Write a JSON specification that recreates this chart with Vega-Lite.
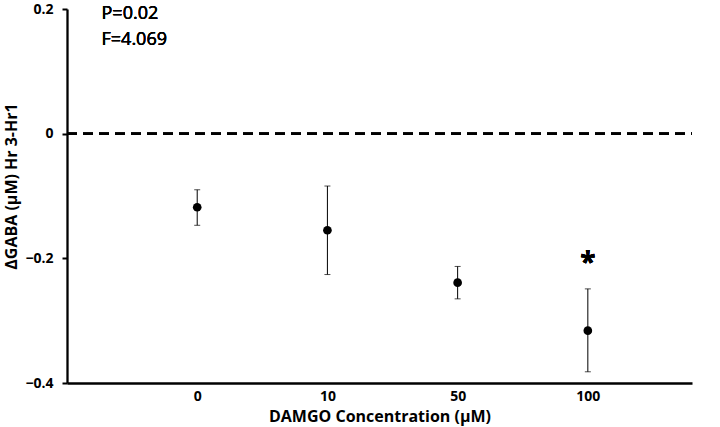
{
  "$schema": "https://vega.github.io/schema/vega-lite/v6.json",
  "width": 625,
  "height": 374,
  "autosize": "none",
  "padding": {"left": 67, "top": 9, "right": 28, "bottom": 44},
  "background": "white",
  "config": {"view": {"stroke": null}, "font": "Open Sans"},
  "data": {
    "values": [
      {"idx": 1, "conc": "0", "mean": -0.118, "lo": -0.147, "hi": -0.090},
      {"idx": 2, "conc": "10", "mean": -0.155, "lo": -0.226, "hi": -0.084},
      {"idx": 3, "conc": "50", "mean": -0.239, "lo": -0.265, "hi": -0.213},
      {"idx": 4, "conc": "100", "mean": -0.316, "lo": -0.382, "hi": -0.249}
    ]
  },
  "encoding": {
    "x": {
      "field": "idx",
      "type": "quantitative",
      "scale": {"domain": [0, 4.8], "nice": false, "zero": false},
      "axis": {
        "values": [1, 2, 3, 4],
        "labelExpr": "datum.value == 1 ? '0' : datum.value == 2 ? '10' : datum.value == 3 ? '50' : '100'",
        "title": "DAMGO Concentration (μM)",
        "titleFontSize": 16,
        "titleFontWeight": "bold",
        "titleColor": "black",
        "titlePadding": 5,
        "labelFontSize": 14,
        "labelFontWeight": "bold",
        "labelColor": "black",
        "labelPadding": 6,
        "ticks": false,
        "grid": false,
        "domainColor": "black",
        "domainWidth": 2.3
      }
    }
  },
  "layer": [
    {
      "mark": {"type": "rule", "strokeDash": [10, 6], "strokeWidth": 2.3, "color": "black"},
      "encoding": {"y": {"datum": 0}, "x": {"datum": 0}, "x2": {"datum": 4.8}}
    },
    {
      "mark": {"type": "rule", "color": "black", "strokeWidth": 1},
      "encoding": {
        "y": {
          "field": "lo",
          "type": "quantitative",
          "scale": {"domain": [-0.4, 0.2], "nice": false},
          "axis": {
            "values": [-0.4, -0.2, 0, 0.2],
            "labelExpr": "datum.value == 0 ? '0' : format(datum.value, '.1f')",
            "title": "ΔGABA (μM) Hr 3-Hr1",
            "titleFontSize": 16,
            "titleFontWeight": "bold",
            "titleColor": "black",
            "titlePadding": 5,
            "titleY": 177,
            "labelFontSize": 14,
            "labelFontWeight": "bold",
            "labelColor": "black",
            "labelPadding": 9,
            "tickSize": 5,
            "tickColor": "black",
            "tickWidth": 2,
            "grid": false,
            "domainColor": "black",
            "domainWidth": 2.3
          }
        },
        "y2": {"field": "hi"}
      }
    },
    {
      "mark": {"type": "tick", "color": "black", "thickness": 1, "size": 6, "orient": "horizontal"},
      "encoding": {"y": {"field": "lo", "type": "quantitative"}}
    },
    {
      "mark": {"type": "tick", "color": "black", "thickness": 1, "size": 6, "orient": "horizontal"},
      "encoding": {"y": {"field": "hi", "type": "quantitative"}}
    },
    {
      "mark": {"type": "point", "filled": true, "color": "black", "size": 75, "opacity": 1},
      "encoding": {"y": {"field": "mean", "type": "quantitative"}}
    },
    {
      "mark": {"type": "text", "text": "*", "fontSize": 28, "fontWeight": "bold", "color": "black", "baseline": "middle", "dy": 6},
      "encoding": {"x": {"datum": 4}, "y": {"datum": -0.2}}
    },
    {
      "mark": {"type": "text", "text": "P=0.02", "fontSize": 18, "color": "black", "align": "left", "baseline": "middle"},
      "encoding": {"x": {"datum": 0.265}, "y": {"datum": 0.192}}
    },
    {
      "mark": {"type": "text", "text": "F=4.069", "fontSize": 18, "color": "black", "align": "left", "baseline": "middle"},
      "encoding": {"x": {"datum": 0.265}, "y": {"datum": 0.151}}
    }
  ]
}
|---|
▶ **EXERCISE AIM**: Copy all the data exactly as written, but skip any picture.

▶ **WRITTEN ANSWER**:
Write a JSON specification that recreates this chart with Vega-Lite.
{
  "$schema": "https://vega.github.io/schema/vega-lite/v6.json",
  "width": 625,
  "height": 374,
  "autosize": "none",
  "padding": {"left": 67, "top": 9, "right": 28, "bottom": 44},
  "background": "white",
  "config": {"view": {"stroke": null}, "font": "Open Sans"},
  "data": {
    "values": [
      {"idx": 1, "conc": "0", "mean": -0.118, "lo": -0.147, "hi": -0.090},
      {"idx": 2, "conc": "10", "mean": -0.155, "lo": -0.226, "hi": -0.084},
      {"idx": 3, "conc": "50", "mean": -0.239, "lo": -0.265, "hi": -0.213},
      {"idx": 4, "conc": "100", "mean": -0.316, "lo": -0.382, "hi": -0.249}
    ]
  },
  "encoding": {
    "x": {
      "field": "idx",
      "type": "quantitative",
      "scale": {"domain": [0, 4.8], "nice": false, "zero": false},
      "axis": {
        "values": [1, 2, 3, 4],
        "labelExpr": "datum.value == 1 ? '0' : datum.value == 2 ? '10' : datum.value == 3 ? '50' : '100'",
        "title": "DAMGO Concentration (μM)",
        "titleFontSize": 16,
        "titleFontWeight": "bold",
        "titleColor": "black",
        "titlePadding": 5,
        "labelFontSize": 14,
        "labelFontWeight": "bold",
        "labelColor": "black",
        "labelPadding": 6,
        "ticks": false,
        "grid": false,
        "domainColor": "black",
        "domainWidth": 2.3
      }
    }
  },
  "layer": [
    {
      "mark": {"type": "rule", "strokeDash": [10, 6], "strokeWidth": 2.3, "color": "black"},
      "encoding": {"y": {"datum": 0}, "x": {"datum": 0}, "x2": {"datum": 4.8}}
    },
    {
      "mark": {"type": "rule", "color": "black", "strokeWidth": 1},
      "encoding": {
        "y": {
          "field": "lo",
          "type": "quantitative",
          "scale": {"domain": [-0.4, 0.2], "nice": false},
          "axis": {
            "values": [-0.4, -0.2, 0, 0.2],
            "labelExpr": "datum.value == 0 ? '0' : format(datum.value, '.1f')",
            "title": "ΔGABA (μM) Hr 3-Hr1",
            "titleFontSize": 16,
            "titleFontWeight": "bold",
            "titleColor": "black",
            "titlePadding": 5,
            "titleY": 177,
            "labelFontSize": 14,
            "labelFontWeight": "bold",
            "labelColor": "black",
            "labelPadding": 9,
            "tickSize": 5,
            "tickColor": "black",
            "tickWidth": 2,
            "grid": false,
            "domainColor": "black",
            "domainWidth": 2.3
          }
        },
        "y2": {"field": "hi"}
      }
    },
    {
      "mark": {"type": "tick", "color": "black", "thickness": 1, "size": 6, "orient": "horizontal"},
      "encoding": {"y": {"field": "lo", "type": "quantitative"}}
    },
    {
      "mark": {"type": "tick", "color": "black", "thickness": 1, "size": 6, "orient": "horizontal"},
      "encoding": {"y": {"field": "hi", "type": "quantitative"}}
    },
    {
      "mark": {"type": "point", "filled": true, "color": "black", "size": 75, "opacity": 1},
      "encoding": {"y": {"field": "mean", "type": "quantitative"}}
    },
    {
      "mark": {"type": "text", "text": "*", "fontSize": 28, "fontWeight": "bold", "color": "black", "baseline": "middle", "dy": 6},
      "encoding": {"x": {"datum": 4}, "y": {"datum": -0.2}}
    },
    {
      "mark": {"type": "text", "text": "P=0.02", "fontSize": 18, "color": "black", "align": "left", "baseline": "middle"},
      "encoding": {"x": {"datum": 0.265}, "y": {"datum": 0.192}}
    },
    {
      "mark": {"type": "text", "text": "F=4.069", "fontSize": 18, "color": "black", "align": "left", "baseline": "middle"},
      "encoding": {"x": {"datum": 0.265}, "y": {"datum": 0.151}}
    }
  ]
}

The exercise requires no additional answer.